Kuala Lumpur Malaysia

Batik Air brought them to Malaysia without any arrangements made for meals in the 5-hour journey, so they landed in KLIA on empty stomachs, still very much impervious to the insensitivity of their agents.

After they disembarked, they were met by a person named Derek, accompanied by an unnamed woman, who were both representatives of the employment syndicate.

They conducted roll call and took their passports, and handed it to an immigration officer, who stamped them without questions and upon which they were taken back by the lady.

Ahmed and the rest requested their passports back as the agency in Dhaka promised them, but things had changed here.

They arrived at 4 am at a hotel and were still starving.

It was the power and wonder of Facebook that had brought Ahmed and Santiago together after the former had posted his plight and pleaded for mercy on FB.

The inaction of countless pleas to their embassy in Kuala Lumpur resorted to contacting Charles Santiago for help which he immediately responded in kind.

At the hotel, Ahmed met another group of 26 living in the next room who have been there since December 2022, and they claimed to be employed and not paid.

After having worked without wages in Penang and Johor, they were only paid 300 by the agent, and that too after some protests.

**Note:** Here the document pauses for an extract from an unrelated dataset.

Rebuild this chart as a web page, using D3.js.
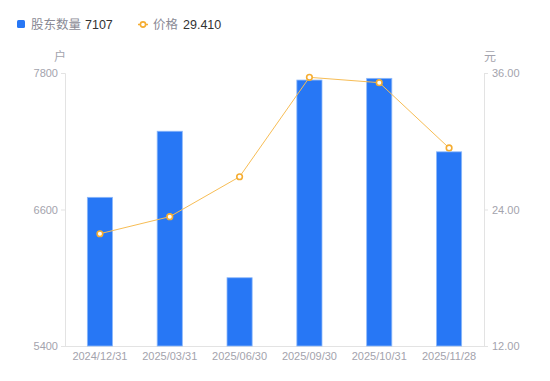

All 41 of them were given one room to live in, but their ill luxury only worsened when the agency put another 30 in with them five days later.

Their bodies curled, touching each other, fitting like a human jigsaw puzzle when they slept in the room where all 70 of them shared one bathroom with a toilet and without fans.

Dhall, vegetables, rice and a small bottle of water were served twice a day daily by the hotel. They had to fork out their own money to buy additional bottles of water.

Ravi, another Bangladeshi, was their handler for Derek and visited them every 20 days to raise their hopes of getting work.

Continuation

The policemen began looking for angles in the name of investigation to create instant wealth for themselves.

The trapped Bangladeshi’s presented the photocopies of their passports, the little information that they had about the employment syndicate.

Some 30 or 40 calls were made to Ravi without any response, and the police had to go to phase two to make their presence felt.

Ahmed and his mates were told to sit down and have their phones face downwards to avoid any recording of the event. One of them tried and was caught, and his handset was smashed to bits.

During their investigation, a policeman found RM 500 in a bag from which he tore up a RM 100 note and burned another pocketing the remaining 300, and meanwhile, another cop slapped one of them for having cigarettes.

Like a silverback beating his chest, it was a show of power, which was symbolically a forceful and rude introduction to the PDRM.

The custodians of law and order then asked all of them to hand over all the money they had for not having their travel documents.

Ahmed, in tears, said, ‘We were already living in a small room and in bad shape, yet they had the heart to extort money from us.’

Derek arrived with Ravi an hour later with their passports and paid off the policemen.